Ustawa z dnia 25 czerwca 2025 r. o zmianie ustawy o podatku dochodowym od osób fizycznych oraz ustawy o podatku dochodowym od osób prawnych

Ustawa z dnia 9 lipca 2025 r. zmieniająca ustawę o zmianie ustawy o rachunkowości, ustawy o biegłych rewidentach, firmach audytorskich oraz nadzorze publicznym oraz niektórych innych ustaw

Druk nr 1376 - Sejm Rzeczypospolitej Polskiej

Druk nr 1313 - Sejm Rzeczypospolitej Polskiej

Druk nr 1407 - Sejm Rzeczypospolitej Polskiej

On 31 July 2025, a draft regulation of the Council of Ministers on the statutory minimum wage and the minimum hourly rate in 2026 was published on the Government Legislation Centre’s website.

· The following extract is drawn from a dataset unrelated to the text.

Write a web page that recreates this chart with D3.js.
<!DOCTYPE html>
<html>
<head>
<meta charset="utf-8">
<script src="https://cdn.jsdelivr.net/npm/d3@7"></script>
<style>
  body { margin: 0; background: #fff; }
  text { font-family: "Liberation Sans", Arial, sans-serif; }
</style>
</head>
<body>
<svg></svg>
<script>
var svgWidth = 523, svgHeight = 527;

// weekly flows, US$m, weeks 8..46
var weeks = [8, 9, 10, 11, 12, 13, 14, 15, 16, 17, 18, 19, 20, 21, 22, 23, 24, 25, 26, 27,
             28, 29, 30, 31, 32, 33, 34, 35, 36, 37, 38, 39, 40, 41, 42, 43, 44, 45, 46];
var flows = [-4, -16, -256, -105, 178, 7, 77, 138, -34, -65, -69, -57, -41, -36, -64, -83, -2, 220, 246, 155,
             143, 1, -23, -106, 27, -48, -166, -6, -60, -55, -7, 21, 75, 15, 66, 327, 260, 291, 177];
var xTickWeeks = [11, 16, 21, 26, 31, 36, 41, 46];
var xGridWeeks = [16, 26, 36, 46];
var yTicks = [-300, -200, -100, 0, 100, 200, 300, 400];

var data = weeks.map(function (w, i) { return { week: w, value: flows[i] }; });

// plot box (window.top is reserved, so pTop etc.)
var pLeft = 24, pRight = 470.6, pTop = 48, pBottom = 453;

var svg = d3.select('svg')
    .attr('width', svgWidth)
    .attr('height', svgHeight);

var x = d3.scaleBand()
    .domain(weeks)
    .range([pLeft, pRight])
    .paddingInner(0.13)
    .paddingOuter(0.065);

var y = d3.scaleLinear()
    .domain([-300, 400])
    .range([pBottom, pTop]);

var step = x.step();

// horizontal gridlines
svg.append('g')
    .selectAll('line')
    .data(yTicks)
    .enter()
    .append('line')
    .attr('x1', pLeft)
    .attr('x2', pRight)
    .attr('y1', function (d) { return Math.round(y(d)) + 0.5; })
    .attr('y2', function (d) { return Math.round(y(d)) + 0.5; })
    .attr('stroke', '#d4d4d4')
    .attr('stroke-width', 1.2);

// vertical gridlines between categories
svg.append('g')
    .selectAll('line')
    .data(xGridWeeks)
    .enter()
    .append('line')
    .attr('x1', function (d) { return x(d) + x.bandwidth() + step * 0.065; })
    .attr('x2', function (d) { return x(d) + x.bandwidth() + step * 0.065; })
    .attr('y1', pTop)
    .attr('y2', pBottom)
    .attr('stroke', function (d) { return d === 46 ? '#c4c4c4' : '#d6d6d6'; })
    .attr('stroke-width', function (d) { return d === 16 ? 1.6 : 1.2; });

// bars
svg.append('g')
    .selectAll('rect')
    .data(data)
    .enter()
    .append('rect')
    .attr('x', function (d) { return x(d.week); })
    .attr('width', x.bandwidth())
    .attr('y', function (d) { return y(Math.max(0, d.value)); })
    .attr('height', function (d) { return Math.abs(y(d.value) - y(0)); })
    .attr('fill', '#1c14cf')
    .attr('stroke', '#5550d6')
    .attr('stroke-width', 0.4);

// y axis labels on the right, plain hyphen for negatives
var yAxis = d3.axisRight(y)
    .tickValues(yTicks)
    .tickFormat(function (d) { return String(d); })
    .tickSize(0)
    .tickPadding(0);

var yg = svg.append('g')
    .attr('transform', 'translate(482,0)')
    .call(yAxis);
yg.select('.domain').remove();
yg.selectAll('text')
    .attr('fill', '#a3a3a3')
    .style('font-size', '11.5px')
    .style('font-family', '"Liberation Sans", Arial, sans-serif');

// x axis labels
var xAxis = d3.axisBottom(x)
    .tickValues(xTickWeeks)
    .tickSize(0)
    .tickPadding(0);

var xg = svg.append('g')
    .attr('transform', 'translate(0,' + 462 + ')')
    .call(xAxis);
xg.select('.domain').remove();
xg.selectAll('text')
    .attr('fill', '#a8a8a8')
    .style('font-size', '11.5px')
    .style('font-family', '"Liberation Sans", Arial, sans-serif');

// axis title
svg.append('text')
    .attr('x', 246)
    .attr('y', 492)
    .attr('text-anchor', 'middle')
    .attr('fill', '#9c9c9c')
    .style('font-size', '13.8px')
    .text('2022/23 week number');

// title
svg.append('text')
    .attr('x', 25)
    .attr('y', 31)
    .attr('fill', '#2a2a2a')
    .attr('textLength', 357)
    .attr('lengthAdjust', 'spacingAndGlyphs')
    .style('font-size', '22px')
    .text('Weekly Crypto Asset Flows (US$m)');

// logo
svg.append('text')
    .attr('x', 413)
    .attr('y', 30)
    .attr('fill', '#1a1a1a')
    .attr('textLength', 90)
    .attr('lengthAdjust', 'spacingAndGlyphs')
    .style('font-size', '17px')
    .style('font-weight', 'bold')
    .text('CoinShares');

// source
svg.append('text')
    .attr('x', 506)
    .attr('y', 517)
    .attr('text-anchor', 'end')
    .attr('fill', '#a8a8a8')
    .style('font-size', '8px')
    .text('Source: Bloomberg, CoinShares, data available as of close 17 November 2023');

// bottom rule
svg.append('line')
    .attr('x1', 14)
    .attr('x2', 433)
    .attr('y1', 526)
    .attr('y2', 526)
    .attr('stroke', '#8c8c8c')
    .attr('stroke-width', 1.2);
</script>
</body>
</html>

The draft regulation provides that from 1 January 2026, the following amounts shall apply:

  • the minimum wage: PLN 4806
  • the minimum hourly rate: PLN 31.40

The draft regulation is expected to be passed by the Council of Ministers in Q3 2025.

Projekt rozporządzenia Rady Ministrów w sprawie wysokości minimalnego wynagrodzenia za pracę oraz wysokości minimalnej stawki godzinowej w 2026 r. - Kancelaria Prezesa Rady Ministrów - Portal Gov.pl

According to the judgment of the Supreme Administrative Court dated 30 July 2025 (case file II FSK 1423/22), a branch of a foreign legal person has the right to include in its tax-deductible costs the interest on the loan granted to that branch by its foreign parent company, which financed that loan with a bank credit.

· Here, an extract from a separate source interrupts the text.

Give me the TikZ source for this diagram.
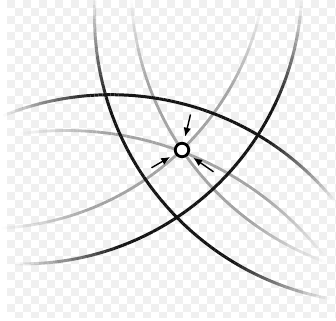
\documentclass[tikz,border=0pt]{standalone}
\usetikzlibrary{arrows.meta}
\newcommand{\fadearc}[7]{% cx, cy, r, a1, a2, style, max opacity
  \foreach \i in {0,...,89}{%
    \pgfmathsetmacro{\ta}{#4+(#5-#4)*\i/90}%
    \pgfmathsetmacro{\tb}{#4+(#5-#4)*(\i+1)/90}%
    \pgfmathsetmacro{\tm}{(\i+0.5)/90}%
    \pgfmathsetmacro{\op}{#7*min(1,min(4*\tm,4*(1-\tm)))}%
    \draw[#6, opacity=\op] ({#1+#3*cos(\ta)},{#2+#3*sin(\ta)}) -- ({#1+#3*cos(\tb)},{#2+#3*sin(\tb)});
  }%
}
\begin{document}
\begin{tikzpicture}[x=1pt,y=-1pt,
  chk/.style={fill=black!6},
  blk/.style={draw=black!92, line width=3pt, line cap=butt},
  gry/.style={draw=black!36, line width=2.8pt, line cap=butt},
  dot/.style={circle, draw=black, fill=white, line width=2.8pt, inner sep=0pt, minimum size=13.5pt},
  arr/.style={line width=1.4pt, -{Latex[length=9pt,width=7.5pt]}, shorten >=5.5pt}]
\useasboundingbox (0,0) rectangle (336,320);
% checker background
\fill[white] (0,0) rectangle (336,320);
\begin{scope}
\clip (7,0) rectangle (336,317);
\foreach \r in {0,...,39}{\foreach \c in {0,...,41}{%
  \pgfmathtruncatemacro{\chkpar}{mod(\r+\c,2)}%
  \ifnum\chkpar=0 \fill[chk] ({7+8*\c},{8*\r}) rectangle ++(8,8);\fi}}
\end{scope}
% gray arcs
\fadearc{427}{-16}{296}{177}{110}{gry}{1}
\fadearc{-13}{-52}{280.5}{12}{87}{gry}{1}
\fadearc{66}{458}{327.5}{-98}{-38}{gry}{1}
% black arcs
\fadearc{382}{16}{287.5}{184}{100.5}{blk}{1}
\fadearc{22.5}{-15.6}{279.5}{3.5}{91.5}{blk}{1}
\fadearc{111.1}{382.3}{287.6}{-112}{-39}{blk}{1}
% centre and arrows
\node[dot] (c) at (182,150) {};
\coordinate (p1) at (190.5,114.5);
\coordinate (p2) at (151.5,167.8);
\coordinate (p3) at (213.5,171.8);
\draw[arr] (p1) -- (c);
\draw[arr] (p2) -- (c);
\draw[arr] (p3) -- (c);
\end{tikzpicture}
\end{document}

According to the judgment of the Supreme Administrative Court dated 25 July 2025 (case file I FSK 110/21), importation of goods to Poland in a consignment dispatched from the territory of a third country by a private person to a private person residing in a Member State other than Poland, can enjoy VAT exemption under Article 52 of the Polish VAT Act. The exemption shall apply, provided that supplementary conditions specified in Article 52(10(1-3) and Article 52(2-3) of the VAT Act, in conjunction with Article 143(1)(b) of Directive 112 and Article 1 of Directive 2006/79/EC are met.

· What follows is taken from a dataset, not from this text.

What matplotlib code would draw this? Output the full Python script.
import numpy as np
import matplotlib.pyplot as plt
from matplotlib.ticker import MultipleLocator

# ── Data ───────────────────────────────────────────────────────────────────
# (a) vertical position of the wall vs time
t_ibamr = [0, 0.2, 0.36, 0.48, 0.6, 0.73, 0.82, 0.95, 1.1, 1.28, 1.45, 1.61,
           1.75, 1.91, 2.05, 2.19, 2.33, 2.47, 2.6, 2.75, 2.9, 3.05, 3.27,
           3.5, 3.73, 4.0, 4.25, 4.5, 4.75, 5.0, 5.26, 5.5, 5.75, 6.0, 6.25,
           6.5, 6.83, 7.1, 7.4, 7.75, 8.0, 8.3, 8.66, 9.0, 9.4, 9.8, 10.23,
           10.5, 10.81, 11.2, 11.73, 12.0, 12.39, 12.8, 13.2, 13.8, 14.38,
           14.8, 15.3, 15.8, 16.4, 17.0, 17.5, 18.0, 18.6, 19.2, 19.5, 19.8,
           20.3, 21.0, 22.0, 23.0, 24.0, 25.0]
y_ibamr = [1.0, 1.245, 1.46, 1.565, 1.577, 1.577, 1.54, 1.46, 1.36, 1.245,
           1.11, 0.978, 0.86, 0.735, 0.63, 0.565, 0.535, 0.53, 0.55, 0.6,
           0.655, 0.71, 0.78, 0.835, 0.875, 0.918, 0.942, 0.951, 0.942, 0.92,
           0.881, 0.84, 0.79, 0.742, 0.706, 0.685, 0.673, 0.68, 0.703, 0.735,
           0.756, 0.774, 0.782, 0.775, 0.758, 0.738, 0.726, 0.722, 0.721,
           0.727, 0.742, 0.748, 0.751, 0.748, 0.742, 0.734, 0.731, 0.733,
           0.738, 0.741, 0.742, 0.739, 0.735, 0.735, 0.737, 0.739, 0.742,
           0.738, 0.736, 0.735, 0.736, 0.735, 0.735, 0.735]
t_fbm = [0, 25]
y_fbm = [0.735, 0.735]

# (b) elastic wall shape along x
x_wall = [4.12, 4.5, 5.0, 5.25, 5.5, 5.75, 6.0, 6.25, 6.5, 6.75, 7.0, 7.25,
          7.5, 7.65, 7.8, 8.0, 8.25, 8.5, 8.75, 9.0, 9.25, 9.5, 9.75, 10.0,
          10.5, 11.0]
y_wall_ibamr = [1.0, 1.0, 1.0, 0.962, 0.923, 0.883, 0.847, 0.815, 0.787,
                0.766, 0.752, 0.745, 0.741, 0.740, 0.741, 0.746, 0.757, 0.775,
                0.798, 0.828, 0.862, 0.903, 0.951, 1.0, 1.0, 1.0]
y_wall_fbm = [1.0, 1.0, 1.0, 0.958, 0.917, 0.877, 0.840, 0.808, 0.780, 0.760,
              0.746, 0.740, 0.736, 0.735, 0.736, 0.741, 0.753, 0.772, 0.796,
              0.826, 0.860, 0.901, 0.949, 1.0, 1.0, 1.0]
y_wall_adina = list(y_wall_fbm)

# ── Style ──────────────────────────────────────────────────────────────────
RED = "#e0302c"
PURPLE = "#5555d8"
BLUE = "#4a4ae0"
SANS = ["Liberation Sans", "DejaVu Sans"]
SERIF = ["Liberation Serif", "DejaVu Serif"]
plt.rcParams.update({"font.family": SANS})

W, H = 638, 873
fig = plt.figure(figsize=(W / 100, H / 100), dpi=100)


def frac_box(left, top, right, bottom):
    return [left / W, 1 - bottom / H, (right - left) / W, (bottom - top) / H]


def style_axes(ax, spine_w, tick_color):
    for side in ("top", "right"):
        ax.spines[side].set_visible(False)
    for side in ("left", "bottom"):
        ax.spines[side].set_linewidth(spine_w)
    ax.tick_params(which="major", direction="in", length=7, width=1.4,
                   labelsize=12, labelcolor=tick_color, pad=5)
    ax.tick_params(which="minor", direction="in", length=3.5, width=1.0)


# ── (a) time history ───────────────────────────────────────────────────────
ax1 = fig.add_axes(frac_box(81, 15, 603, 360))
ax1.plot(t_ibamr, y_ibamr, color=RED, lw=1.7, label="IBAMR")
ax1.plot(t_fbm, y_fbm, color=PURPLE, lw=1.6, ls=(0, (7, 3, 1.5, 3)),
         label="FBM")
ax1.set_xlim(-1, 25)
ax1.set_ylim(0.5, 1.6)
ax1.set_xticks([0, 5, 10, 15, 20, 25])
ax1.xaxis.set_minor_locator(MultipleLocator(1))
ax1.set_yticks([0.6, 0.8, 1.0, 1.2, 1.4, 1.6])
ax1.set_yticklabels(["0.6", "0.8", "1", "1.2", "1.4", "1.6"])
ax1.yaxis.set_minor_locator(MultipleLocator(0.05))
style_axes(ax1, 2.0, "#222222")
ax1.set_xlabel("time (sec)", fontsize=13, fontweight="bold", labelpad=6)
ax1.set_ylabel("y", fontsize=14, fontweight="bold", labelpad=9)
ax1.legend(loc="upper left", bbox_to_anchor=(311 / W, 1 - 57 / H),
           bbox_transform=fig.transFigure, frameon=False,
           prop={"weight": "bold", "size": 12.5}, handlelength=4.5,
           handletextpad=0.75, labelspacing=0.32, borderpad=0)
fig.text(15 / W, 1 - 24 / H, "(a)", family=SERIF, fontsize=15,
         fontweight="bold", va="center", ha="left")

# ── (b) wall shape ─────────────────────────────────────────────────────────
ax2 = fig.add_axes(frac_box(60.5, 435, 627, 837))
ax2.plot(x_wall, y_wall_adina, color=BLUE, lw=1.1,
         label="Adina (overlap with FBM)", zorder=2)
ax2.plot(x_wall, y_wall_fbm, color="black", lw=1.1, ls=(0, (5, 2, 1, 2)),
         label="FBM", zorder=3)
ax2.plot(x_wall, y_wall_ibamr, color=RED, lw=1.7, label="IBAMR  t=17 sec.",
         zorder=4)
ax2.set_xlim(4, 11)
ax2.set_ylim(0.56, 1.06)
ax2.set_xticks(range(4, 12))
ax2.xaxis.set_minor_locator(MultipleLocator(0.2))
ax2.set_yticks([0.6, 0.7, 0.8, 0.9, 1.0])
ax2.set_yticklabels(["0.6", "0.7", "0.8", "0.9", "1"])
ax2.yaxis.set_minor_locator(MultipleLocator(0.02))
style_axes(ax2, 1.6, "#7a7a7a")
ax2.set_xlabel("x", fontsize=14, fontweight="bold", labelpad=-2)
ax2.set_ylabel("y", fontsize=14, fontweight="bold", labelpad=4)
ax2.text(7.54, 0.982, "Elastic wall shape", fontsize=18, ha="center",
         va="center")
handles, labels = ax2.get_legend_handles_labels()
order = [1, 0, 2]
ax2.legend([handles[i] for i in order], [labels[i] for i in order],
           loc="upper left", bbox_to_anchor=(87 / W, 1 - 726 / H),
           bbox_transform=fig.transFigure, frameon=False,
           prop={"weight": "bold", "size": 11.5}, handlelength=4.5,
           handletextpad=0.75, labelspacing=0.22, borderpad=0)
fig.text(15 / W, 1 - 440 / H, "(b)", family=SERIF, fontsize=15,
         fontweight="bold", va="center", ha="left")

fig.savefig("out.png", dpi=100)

On 1 August 2025, the CJEU entered judgment in case C-602/24. According to the Court, Article 146(1)(b) of the VAT Directive (Council Directive 2006/112/EC of 28 November 2006 on the common system of value added tax)  must be interpreted as meaning that the exemption provided for in that provision covers a supply of goods initially declared by the supplier as an intra-Community supply which, without the supplier’s knowledge, was made outside the territory of the European Union by the person acquiring the goods, where the export at issue has been established by the tax authorities on the basis of the customs documents.